**Task directions:** Sift the material for lines containing "this", and return them.

**Dataset content:**

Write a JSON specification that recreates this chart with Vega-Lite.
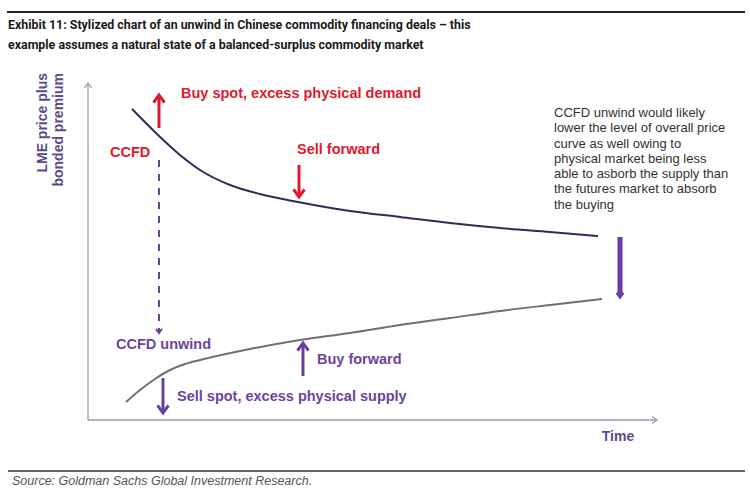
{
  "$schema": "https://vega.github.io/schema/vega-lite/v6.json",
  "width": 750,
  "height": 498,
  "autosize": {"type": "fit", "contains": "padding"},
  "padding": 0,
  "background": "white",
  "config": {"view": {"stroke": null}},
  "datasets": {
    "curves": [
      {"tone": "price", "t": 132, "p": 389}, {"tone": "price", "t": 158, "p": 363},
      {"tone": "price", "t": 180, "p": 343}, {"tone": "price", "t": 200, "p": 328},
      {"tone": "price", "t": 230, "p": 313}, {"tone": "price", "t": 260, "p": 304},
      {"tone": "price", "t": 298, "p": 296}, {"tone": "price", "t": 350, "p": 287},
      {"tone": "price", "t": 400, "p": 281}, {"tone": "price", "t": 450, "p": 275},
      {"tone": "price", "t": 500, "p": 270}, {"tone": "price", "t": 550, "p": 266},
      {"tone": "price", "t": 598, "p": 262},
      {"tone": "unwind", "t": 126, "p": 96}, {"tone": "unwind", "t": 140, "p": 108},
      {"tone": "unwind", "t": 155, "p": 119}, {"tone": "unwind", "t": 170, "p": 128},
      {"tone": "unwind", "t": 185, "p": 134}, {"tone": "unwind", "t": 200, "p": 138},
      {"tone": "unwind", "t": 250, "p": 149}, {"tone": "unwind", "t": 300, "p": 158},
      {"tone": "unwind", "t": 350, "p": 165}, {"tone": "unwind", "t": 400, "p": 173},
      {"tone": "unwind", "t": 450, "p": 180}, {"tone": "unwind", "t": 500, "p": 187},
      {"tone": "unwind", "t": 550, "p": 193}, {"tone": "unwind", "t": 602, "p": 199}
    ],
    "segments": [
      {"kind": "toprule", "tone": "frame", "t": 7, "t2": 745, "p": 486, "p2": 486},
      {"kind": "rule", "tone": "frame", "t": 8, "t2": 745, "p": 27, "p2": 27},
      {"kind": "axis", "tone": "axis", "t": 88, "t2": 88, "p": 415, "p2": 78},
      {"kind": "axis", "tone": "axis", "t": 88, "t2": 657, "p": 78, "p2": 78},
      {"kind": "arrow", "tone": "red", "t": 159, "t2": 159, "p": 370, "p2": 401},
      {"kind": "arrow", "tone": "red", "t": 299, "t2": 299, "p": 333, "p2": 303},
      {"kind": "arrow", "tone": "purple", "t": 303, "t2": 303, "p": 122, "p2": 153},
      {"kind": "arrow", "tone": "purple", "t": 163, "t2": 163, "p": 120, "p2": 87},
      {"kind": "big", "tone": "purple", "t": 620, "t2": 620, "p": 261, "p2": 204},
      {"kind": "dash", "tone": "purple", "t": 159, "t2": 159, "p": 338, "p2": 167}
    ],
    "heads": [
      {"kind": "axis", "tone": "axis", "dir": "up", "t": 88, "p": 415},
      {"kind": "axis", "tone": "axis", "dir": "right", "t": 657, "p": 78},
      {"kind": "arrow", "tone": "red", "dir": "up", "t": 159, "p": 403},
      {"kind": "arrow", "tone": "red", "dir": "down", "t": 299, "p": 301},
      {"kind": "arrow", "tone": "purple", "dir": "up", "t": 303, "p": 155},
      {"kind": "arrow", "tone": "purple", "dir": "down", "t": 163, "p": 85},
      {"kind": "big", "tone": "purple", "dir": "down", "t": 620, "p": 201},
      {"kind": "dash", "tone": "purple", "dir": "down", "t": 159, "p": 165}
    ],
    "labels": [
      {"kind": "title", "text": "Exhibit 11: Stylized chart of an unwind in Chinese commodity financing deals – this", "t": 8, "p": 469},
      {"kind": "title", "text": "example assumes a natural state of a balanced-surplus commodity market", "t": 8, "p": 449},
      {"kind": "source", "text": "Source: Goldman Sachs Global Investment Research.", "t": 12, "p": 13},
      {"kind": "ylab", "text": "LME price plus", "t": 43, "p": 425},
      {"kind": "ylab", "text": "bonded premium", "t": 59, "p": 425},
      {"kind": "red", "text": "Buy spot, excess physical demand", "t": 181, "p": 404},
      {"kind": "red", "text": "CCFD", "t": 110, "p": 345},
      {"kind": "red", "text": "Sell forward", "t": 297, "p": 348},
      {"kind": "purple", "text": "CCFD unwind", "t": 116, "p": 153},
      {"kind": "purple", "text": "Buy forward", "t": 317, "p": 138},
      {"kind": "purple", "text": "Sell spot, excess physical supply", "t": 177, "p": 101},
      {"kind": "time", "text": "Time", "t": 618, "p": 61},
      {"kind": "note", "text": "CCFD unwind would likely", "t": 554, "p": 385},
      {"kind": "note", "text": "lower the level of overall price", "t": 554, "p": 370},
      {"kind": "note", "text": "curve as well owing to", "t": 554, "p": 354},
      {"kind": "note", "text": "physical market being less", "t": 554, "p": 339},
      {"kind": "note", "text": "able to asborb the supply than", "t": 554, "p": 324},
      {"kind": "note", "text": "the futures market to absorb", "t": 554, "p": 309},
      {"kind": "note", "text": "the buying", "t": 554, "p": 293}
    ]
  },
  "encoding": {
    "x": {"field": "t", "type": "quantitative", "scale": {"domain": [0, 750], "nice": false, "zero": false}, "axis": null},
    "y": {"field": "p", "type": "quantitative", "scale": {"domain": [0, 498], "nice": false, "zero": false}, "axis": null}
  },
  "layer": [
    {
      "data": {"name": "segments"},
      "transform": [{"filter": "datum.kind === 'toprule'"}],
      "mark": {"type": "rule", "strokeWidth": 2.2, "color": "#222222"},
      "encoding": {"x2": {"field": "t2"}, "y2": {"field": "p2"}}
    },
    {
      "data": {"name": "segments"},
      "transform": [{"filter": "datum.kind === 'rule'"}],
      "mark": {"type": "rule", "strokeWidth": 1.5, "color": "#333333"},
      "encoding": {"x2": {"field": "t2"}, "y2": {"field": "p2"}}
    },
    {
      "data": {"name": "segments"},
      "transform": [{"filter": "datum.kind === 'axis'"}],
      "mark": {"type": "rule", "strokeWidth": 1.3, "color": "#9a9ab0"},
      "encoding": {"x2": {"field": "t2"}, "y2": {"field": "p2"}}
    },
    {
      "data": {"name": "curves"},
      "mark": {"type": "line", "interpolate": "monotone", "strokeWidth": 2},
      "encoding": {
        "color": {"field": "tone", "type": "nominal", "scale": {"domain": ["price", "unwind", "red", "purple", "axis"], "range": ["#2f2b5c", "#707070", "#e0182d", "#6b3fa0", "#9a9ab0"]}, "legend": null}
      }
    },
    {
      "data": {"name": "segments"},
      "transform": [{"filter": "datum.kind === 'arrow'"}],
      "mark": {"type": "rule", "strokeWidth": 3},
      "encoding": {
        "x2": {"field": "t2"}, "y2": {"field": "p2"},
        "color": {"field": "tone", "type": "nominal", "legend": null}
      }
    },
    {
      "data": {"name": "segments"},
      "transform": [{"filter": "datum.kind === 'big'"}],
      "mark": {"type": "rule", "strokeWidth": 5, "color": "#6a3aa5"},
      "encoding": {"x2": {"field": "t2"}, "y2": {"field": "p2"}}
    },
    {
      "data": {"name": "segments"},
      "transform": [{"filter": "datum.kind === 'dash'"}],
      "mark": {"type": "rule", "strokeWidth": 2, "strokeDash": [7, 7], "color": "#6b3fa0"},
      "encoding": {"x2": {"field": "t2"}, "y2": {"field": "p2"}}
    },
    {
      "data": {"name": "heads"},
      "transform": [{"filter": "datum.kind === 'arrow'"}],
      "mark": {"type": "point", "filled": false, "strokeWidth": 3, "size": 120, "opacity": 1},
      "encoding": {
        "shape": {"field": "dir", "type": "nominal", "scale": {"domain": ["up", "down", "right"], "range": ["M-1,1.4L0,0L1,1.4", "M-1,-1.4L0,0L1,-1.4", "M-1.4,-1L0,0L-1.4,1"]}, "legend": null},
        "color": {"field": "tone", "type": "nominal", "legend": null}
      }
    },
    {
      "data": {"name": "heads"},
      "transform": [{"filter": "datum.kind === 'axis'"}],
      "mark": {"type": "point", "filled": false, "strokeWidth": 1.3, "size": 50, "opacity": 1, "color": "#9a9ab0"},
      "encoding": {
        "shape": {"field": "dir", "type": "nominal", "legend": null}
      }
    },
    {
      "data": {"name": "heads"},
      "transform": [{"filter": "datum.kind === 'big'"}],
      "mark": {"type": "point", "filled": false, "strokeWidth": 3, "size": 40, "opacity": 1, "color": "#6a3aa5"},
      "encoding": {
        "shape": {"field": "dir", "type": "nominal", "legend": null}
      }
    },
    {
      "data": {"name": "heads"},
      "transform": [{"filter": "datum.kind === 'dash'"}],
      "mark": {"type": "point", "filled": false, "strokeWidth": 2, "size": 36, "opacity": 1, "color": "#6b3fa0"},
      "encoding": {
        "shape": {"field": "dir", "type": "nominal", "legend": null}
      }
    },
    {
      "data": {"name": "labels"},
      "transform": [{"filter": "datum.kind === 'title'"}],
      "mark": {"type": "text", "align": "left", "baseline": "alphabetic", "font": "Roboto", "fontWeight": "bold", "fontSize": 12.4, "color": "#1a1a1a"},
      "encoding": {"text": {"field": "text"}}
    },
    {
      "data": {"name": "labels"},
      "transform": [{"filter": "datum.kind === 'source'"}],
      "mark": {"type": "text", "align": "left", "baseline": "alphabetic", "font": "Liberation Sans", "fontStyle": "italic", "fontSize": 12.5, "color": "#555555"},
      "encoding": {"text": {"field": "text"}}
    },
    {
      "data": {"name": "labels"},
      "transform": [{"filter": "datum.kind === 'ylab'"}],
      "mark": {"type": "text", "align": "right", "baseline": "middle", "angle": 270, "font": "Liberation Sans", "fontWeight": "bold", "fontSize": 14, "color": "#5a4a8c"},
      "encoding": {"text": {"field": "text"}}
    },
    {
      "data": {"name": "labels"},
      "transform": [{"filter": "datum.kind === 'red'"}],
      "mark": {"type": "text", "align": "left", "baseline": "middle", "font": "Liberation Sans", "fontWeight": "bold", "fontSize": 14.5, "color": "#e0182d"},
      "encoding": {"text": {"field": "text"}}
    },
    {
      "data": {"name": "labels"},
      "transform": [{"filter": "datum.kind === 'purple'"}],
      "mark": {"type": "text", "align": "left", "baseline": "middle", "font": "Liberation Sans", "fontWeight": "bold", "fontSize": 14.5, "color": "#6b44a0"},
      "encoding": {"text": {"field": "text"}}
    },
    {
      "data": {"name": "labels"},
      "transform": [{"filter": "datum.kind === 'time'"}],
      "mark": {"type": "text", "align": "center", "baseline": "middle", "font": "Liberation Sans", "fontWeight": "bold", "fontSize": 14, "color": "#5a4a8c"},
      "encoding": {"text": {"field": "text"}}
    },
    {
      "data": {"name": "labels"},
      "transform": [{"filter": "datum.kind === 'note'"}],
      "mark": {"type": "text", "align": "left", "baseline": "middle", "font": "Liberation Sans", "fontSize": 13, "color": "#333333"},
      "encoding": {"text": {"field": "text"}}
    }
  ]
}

**Exercise output:**
Write a JSON specification that recreates this chart with Vega-Lite.
      {"kind": "title", "text": "Exhibit 11: Stylized chart of an unwind in Chinese commodity financing deals – this", "t": 8, "p": 469},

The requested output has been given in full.